**Task instructions**: Starting at the first line of the listing below, repeat each line exactly until the line containing "const chart = echarts.init(document.getElementById('chart'));", which you include. Leave out pictures.

**Available data**:
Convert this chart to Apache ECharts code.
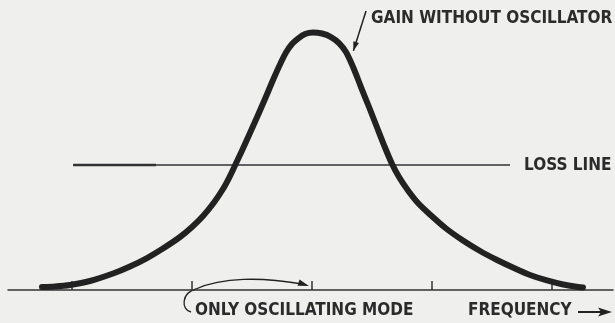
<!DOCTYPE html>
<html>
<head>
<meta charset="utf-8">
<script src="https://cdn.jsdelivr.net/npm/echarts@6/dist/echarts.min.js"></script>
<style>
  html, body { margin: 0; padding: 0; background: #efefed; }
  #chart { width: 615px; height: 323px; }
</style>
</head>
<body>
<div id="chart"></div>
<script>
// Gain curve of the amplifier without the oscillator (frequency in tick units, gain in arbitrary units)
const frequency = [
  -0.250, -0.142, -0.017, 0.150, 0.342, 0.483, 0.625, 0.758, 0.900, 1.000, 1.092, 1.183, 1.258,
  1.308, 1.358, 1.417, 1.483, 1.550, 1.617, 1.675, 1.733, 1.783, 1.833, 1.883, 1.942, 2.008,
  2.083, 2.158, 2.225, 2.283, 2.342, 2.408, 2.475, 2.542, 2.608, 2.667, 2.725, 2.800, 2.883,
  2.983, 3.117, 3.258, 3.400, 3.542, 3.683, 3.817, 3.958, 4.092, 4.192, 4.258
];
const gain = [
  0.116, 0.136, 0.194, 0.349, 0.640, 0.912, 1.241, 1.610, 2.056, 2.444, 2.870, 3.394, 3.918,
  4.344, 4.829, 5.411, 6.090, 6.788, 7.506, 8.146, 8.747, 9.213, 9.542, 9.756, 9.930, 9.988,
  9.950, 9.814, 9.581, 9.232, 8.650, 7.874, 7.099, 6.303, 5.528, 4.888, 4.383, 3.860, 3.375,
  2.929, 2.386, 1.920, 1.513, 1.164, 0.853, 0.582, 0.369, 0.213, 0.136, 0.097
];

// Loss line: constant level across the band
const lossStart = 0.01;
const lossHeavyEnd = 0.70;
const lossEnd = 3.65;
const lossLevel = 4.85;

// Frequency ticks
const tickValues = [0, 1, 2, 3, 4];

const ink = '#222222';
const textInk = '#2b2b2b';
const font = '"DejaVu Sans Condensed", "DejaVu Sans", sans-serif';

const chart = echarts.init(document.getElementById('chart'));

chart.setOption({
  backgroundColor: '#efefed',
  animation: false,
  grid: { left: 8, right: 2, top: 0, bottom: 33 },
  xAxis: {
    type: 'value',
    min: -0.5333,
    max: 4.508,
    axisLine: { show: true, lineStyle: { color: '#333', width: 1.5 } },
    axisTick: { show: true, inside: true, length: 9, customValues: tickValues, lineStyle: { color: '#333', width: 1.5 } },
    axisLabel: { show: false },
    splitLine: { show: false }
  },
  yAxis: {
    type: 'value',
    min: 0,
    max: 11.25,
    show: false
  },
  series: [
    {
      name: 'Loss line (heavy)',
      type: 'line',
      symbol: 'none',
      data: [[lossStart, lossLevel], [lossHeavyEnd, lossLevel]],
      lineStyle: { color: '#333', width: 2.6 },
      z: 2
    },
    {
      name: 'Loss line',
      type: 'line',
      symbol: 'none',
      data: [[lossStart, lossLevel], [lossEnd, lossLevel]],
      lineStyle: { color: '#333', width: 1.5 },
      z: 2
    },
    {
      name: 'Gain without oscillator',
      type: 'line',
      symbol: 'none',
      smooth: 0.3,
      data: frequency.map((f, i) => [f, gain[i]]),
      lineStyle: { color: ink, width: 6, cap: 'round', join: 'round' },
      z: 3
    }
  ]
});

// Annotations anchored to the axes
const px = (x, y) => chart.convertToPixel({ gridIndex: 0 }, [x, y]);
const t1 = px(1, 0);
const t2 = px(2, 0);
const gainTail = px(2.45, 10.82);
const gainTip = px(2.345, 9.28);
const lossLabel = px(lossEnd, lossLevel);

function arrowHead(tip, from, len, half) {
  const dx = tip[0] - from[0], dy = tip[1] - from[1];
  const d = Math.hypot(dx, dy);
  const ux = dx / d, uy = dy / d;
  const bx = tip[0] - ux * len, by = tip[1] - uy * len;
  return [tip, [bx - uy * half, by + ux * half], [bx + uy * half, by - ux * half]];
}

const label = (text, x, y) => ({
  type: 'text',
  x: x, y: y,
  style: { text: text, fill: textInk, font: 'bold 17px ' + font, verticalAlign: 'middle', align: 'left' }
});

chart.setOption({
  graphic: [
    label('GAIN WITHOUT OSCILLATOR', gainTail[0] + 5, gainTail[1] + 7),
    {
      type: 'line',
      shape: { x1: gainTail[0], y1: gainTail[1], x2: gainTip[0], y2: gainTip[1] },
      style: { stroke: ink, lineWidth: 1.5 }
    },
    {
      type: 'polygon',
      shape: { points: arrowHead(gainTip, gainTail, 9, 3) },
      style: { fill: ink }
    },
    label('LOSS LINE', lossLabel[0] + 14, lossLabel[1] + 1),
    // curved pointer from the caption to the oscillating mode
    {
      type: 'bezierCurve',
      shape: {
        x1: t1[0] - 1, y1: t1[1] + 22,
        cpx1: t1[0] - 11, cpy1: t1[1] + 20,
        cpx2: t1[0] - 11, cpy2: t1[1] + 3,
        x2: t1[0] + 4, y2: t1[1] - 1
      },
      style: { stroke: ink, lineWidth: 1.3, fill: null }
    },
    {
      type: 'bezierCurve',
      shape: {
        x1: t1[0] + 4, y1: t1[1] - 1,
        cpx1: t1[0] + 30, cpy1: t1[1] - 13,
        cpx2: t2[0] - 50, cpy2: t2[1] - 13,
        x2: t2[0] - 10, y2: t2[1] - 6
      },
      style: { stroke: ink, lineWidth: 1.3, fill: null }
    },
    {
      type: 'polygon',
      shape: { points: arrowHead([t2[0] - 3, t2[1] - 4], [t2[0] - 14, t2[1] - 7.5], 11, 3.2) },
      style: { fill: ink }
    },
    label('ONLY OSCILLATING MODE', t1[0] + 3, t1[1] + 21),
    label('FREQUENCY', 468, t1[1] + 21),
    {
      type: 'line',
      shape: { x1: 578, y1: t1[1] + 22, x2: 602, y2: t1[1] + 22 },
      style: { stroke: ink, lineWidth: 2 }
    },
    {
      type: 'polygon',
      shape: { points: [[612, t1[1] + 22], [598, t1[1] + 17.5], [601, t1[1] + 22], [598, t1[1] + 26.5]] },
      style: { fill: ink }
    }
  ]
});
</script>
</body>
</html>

**Written reply**:
Convert this chart to Apache ECharts code.
<!DOCTYPE html>
<html>
<head>
<meta charset="utf-8">
<script src="https://cdn.jsdelivr.net/npm/echarts@6/dist/echarts.min.js"></script>
<style>
  html, body { margin: 0; padding: 0; background: #efefed; }
  #chart { width: 615px; height: 323px; }
</style>
</head>
<body>
<div id="chart"></div>
<script>
// Gain curve of the amplifier without the oscillator (frequency in tick units, gain in arbitrary units)
const frequency = [
  -0.250, -0.142, -0.017, 0.150, 0.342, 0.483, 0.625, 0.758, 0.900, 1.000, 1.092, 1.183, 1.258,
  1.308, 1.358, 1.417, 1.483, 1.550, 1.617, 1.675, 1.733, 1.783, 1.833, 1.883, 1.942, 2.008,
  2.083, 2.158, 2.225, 2.283, 2.342, 2.408, 2.475, 2.542, 2.608, 2.667, 2.725, 2.800, 2.883,
  2.983, 3.117, 3.258, 3.400, 3.542, 3.683, 3.817, 3.958, 4.092, 4.192, 4.258
];
const gain = [
  0.116, 0.136, 0.194, 0.349, 0.640, 0.912, 1.241, 1.610, 2.056, 2.444, 2.870, 3.394, 3.918,
  4.344, 4.829, 5.411, 6.090, 6.788, 7.506, 8.146, 8.747, 9.213, 9.542, 9.756, 9.930, 9.988,
  9.950, 9.814, 9.581, 9.232, 8.650, 7.874, 7.099, 6.303, 5.528, 4.888, 4.383, 3.860, 3.375,
  2.929, 2.386, 1.920, 1.513, 1.164, 0.853, 0.582, 0.369, 0.213, 0.136, 0.097
];

// Loss line: constant level across the band
const lossStart = 0.01;
const lossHeavyEnd = 0.70;
const lossEnd = 3.65;
const lossLevel = 4.85;

// Frequency ticks
const tickValues = [0, 1, 2, 3, 4];

const ink = '#222222';
const textInk = '#2b2b2b';
const font = '"DejaVu Sans Condensed", "DejaVu Sans", sans-serif';

const chart = echarts.init(document.getElementById('chart'));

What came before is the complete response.